La lecture comme une transe
Et le travail d’écriture
Minuit semble si loin déjà, le décompte du temps
S’abandonner, se perdre, tous ses personnages sont si durs et si proches de nous
Et cette phrase de Nietzsche, écrire avec son sang
Et la couverture, et les bruits
Des quatuors éclatés
Lobo Antunes écrit avec son sang, son propre sang puisqu’avant de devenir médecin psychiatre il a été dix-huit mois en Angola pour son service militaire.
Dans son univers, rien n’est artificiel.
Et surtout pas les titres, La nébuleuse de l’insomnie, Le cul de Judas
Sentir et tomber d’effroi
C’est ce que j’ai chuchoté
Ses romans comme des symphonies désarticulées
Comme ses titres
On y arrive, il est quatre heures
Et cette couverture en noir et blanc
Lobo
Fuir ces lieux
Comme cette phrase, pourtant anodine :
Et en pénétrant dans l’enceinte du tribunal à Lisbonne, c’est au domaine que je pensais.
Antonio Lobo Antunes, Le manuel des inquisiteurs
Je ne me doutais pas de ce qu’un livre était encore capable de faire
Lire et tomber par terre
Car chaque chapitre correspond à celui d’un personnage qui n’est pas toujours défini et qu’on va réussir à identifier par quelques scènes traumatiques.

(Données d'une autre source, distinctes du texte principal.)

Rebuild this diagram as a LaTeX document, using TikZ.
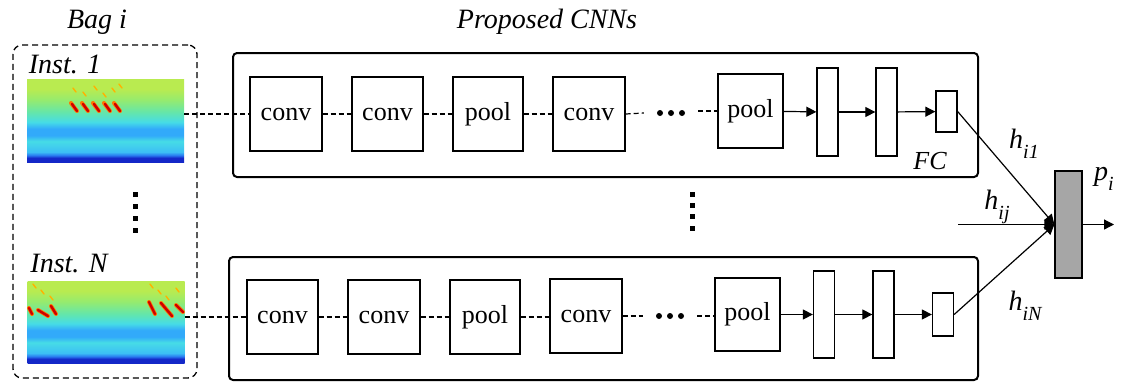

Et cet autre roman, plus récent, Je ne t’ai pas vu hier dans Babylone
Ses romans sont marqués par l’éclatement du temps et des espaces.
Arrêter sa lecture et tomber par terre
C’est ce que je n’ai pas dit
Et le travail d’écriture
Ce domaine du temps présent et passé
Fuir son passé
Cette beauté foudroyée de ses personnages, qui va vouloir la voir ? Vous ? Moi ?

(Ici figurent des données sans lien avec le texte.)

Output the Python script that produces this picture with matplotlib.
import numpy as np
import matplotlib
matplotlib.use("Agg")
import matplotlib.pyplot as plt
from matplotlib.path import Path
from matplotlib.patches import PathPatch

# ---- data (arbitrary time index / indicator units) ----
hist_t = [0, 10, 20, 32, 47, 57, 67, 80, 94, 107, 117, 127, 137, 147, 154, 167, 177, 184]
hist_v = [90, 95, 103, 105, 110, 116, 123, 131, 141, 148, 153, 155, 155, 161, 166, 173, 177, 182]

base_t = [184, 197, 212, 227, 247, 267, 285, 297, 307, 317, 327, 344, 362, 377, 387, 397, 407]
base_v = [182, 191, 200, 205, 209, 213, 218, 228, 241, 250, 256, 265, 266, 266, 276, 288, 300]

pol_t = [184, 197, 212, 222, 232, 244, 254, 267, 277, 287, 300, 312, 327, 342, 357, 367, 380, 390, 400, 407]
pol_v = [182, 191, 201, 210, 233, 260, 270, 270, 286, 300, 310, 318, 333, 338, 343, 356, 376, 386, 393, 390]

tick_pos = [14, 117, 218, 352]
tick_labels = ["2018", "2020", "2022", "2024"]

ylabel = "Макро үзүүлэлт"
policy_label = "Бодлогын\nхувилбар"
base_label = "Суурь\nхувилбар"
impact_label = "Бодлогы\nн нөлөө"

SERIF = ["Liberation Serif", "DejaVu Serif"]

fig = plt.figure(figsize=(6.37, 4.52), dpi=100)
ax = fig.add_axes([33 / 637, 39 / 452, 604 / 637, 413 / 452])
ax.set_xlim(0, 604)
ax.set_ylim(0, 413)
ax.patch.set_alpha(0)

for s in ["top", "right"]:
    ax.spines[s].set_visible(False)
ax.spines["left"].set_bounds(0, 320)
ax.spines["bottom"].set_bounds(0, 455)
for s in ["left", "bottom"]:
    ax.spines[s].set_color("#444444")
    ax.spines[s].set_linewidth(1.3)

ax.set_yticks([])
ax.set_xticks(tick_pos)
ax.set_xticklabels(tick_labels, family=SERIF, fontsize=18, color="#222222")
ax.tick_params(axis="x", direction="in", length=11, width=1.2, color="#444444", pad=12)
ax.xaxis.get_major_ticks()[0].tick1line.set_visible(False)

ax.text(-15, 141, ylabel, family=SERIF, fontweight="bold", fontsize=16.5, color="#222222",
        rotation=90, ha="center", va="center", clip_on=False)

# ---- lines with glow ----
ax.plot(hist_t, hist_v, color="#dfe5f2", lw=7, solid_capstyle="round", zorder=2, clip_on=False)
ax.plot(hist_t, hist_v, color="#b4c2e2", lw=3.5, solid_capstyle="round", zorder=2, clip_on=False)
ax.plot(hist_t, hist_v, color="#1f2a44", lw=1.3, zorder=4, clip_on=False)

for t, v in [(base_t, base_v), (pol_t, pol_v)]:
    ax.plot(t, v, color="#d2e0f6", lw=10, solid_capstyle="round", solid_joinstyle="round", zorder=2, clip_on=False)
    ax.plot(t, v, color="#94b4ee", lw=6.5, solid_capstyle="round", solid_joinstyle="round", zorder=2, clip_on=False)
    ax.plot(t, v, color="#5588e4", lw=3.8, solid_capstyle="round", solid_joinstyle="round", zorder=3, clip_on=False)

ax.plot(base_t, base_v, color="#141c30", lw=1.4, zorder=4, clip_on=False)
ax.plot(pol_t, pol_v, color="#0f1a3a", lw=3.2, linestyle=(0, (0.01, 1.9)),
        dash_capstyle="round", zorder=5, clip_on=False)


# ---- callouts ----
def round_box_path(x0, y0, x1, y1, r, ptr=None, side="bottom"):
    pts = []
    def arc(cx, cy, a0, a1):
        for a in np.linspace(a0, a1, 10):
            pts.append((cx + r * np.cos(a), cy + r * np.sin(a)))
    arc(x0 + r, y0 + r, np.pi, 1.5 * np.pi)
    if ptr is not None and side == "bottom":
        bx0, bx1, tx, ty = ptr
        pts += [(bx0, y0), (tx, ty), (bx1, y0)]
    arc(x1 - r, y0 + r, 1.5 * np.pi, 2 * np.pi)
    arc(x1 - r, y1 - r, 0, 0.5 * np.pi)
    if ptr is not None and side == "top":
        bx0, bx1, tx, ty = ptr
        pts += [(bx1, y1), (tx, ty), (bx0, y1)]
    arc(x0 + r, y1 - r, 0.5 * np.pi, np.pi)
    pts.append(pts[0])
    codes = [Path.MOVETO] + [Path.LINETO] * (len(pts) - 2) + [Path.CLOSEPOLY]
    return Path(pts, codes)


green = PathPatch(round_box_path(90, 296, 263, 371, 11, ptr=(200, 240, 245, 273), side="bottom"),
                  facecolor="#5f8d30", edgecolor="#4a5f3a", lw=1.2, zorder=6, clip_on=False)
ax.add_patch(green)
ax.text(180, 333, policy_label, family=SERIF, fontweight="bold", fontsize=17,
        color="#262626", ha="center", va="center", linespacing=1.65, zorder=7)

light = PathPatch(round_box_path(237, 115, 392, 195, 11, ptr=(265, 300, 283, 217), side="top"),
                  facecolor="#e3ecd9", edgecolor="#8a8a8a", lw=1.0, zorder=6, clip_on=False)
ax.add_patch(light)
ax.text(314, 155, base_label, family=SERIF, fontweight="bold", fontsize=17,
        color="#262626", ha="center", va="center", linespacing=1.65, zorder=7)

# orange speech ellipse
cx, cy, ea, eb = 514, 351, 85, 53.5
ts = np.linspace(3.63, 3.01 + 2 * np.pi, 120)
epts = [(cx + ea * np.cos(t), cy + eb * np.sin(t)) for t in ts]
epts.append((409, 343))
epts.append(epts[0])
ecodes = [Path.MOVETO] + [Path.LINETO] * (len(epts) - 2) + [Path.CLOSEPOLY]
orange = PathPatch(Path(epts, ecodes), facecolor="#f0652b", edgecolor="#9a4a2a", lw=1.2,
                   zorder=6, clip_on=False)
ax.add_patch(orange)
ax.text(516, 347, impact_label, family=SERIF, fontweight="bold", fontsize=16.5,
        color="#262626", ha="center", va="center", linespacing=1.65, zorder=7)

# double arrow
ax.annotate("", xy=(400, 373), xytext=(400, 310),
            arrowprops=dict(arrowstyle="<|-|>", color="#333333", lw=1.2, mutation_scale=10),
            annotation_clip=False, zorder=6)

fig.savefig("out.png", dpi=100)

Des requiem dissonants où les personnages cherchent à communiquer mais n’y arrivent pas.
Peu de romans, dès lors qu’on accepte de se perdre, offrent autant d’émotion que ceux de Lobo Antunes.
Et voilà la nuit qui s’achève doucement, et le temps aussi, et la lecture
Et cinq heures a déjà sonné
Je suis particulièrement fasciné par l’un de ses derniers romans, Je ne t’ai pas vu hier dans Babylone.

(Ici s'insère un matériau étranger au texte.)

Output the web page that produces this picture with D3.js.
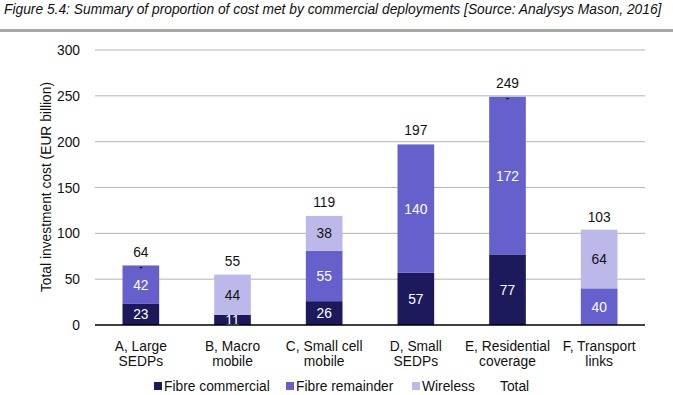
<!DOCTYPE html>
<html>
<head>
<meta charset="utf-8">
<script src="https://cdn.jsdelivr.net/npm/d3@7"></script>
<style>
body { margin: 0; background: #fff; }
text { font-family: "Liberation Sans", Arial, sans-serif; }
</style>
</head>
<body>
<script>
// chart data
var categories = [["A, Large", "SEDPs"], ["B, Macro", "mobile"], ["C, Small cell", "mobile"],
                  ["D, Small", "SEDPs"], ["E, Residential", "coverage"], ["F, Transport", "links"]];
var fibreCommercial = [23, 11, 26, 57, 77, 0];
var fibreRemainder = [42, 0, 55, 140, 172, 40];
var wireless = [0.3, 44, 38, 0, 0.3, 64];
var totals = [64, 55, 119, 197, 249, 103];
var yTicks = [0, 50, 100, 150, 200, 250, 300];
var seriesNames = ["Fibre commercial", "Fibre remainder", "Wireless", "Total"];
var colors = ["#1c1a5a", "#6660cc", "#bcb9ea"];

var W = 673, H = 395, fs = 13.8;
var svg = d3.select("body").append("svg").attr("width", W).attr("height", H);

// title
svg.append("text").attr("x", 4).attr("y", 14)
    .attr("font-size", 13.8).attr("font-style", "italic").attr("fill", "#111")
    .text("Figure 5.4: Summary of proportion of cost met by commercial deployments [Source: Analysys Mason, 2016]");
svg.append("rect").attr("x", 0).attr("y", 29).attr("width", W).attr("height", 3).attr("fill", "#a3aba3");

var x = d3.scaleBand().domain(d3.range(categories.length)).range([95, 645]).paddingInner(0.6).paddingOuter(0.3);
var y = d3.scaleLinear().domain([0, 300]).range([325, 50]);

// gridlines
svg.selectAll("line.grid").data(yTicks.slice(1)).enter().append("line")
    .attr("x1", 95).attr("x2", 645)
    .attr("y1", function(d){ return y(d); }).attr("y2", function(d){ return y(d); })
    .attr("stroke", "#b4b4b4").attr("stroke-width", 1);

// y tick labels
svg.selectAll("text.ytick").data(yTicks).enter().append("text")
    .attr("x", 80).attr("y", function(d){ return y(d) + 5; })
    .attr("text-anchor", "end").attr("font-size", fs).attr("fill", "#111")
    .text(function(d){ return d; });

svg.append("text")
    .attr("transform", "translate(51,187) rotate(-90)")
    .attr("text-anchor", "middle").attr("font-size", fs).attr("fill", "#111")
    .text("Total investment cost (EUR billion)");

// stacks
var rows = categories.map(function(c, i){
    return {i: i, fc: fibreCommercial[i], fr: fibreRemainder[i], w: wireless[i]};
});
var stack = d3.stack().keys(["fc", "fr", "w"]);
var layers = stack(rows);

var g = svg.selectAll("g.layer").data(layers).enter().append("g")
    .attr("fill", function(d, k){ return colors[k]; });

g.selectAll("rect").data(function(d){ return d; }).enter().append("rect")
    .attr("x", function(d){ return x(d.data.i); })
    .attr("width", x.bandwidth())
    .attr("y", function(d){ return y(d[1]); })
    .attr("height", function(d){ return y(d[0]) - y(d[1]); });

// segment labels
layers.forEach(function(layer, k){
    layer.forEach(function(d){
        var v = d[1] - d[0];
        if (v <= 0) return;
        var tiny = Math.round(v) === 0;
        svg.append("text")
            .attr("x", x(d.data.i) + x.bandwidth() / 2)
            .attr("y", tiny ? y(d[1]) + 5 : (y(d[0]) + y(d[1])) / 2 + 5)
            .attr("text-anchor", "middle").attr("font-size", tiny ? 10 : fs)
            .attr("font-weight", tiny ? "bold" : "normal")
            .attr("fill", k === 2 ? "#111" : "#fff")
            .text(tiny ? "-" : Math.round(v));
    });
});

// totals
svg.selectAll("text.total").data(totals).enter().append("text")
    .attr("x", function(d, i){ return x(i) + x.bandwidth() / 2; })
    .attr("y", function(d){ return y(d) - 9; })
    .attr("text-anchor", "middle").attr("font-size", fs).attr("fill", "#111")
    .text(function(d){ return d; });

// baseline
svg.append("line").attr("x1", 95).attr("x2", 645).attr("y1", y(0)).attr("y2", y(0))
    .attr("stroke", "#000").attr("stroke-width", 1.3);

// category labels
categories.forEach(function(c, i){
    var t = svg.append("text").attr("text-anchor", "middle").attr("font-size", fs).attr("fill", "#111");
    c.forEach(function(line, j){
        t.append("tspan").attr("x", x(i) + x.bandwidth() / 2).attr("y", 351 + j * 15).text(line);
    });
});

// legend
var legendX = [154, 286, 412, 500];
seriesNames.forEach(function(n, k){
    if (k < 3) {
        svg.append("rect").attr("x", legendX[k]).attr("y", 382).attr("width", 8).attr("height", 8).attr("fill", colors[k]);
    }
    svg.append("text").attr("x", legendX[k] + (k < 3 ? 10 : 0)).attr("y", 391)
        .attr("font-size", fs).attr("fill", "#111").text(n);
});
</script>
</body>
</html>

Effectivement, Lobo Antunes a le génie du titre.
La mort de Carlos Gardel
Terminer la chronique par ce bijou noir
Non pas Le manuel des inquisiteurs avec sa phrase si anodine :
Et en pénétrant dans l’enceinte du tribunal à Lisbonne, c’est au domaine que je pensais.
Antonio Lobo Antunes, Le manuel des inquisiteurs
Et cette couverture, et moi à 17 ans ne sachant pas que lire c’est voir
Entendre le bruit fracassé du monde et des âmes
Voir ces couleurs, lire le sang de l’auteur
Et le travail d’écriture
Et cette couverture, ces palmiers, ce grain de l’image
Retrouver ces voix
Cinq heures est en train de mourir, comme certains personnages
Que ce sang soit esprit
Revenir à Je ne t’ai pas vu hier dans Babylone.
Le roman commence à minuit et se termine à cinq heures du matin, chaque heure de la nuit comportant quatre parties.
Chaque partie renvoie à un personnage, à une voix qui va s’adresser à nous et dire toute sa solitude.
C’est une écriture incroyablement précise et sensitive. Chaque personnage commence toujours par un souvenir très précis qui va ensuite revenir en boucle et se dévoiler au fur et à mesure.
D’autres événements vont ensuite s’entrechoquer et répondre à ce premier souvenir.
Le lecteur est emporté par ce flux de mots, de souvenirs. La lecture devient par moments une transe, comme si lire, c’était retrouver un instant de perte, un abandon.
Revenir à l’origine
Ecouter, entendre, ne rien comprendre
Lobo Antunes écrit avec son sang
Lire et tomber par terre
Découvrir Antonio Lobo Antunes à l’âge de 17 ans.
Lire les titres et ne pas s’en remettre
C’est ce que je me suis dit
Exhortation aux crocodiles
Et aussi la couverture de ce roman, le premier que j’ai découvert de lui
17 ans, c’est un peu jeune tout de même
Et cette couverture
Et cette chronologie éclatée, de minuit à cinq heures
Antonio
Et le travail d’écriture
Et tout arrêter
Le sang est devenu esprit
Des personnages qui vous hantent, que vous avez déjà dû croiser
Ou si, un peu tout de même, juste un instant
Enfin, pas tout de suite, d’abord écrire cet article, à cause des titres
Le cul de Judas
Mon nom est légion
Je ne t’ai pas vu hier dans Babylone
Et ce premier titre
Le manuel des inquisiteurs
Et cette phrase
Et en pénétrant dans l’enceinte du tribunal à Lisbonne, c’est au domaine que je pensais.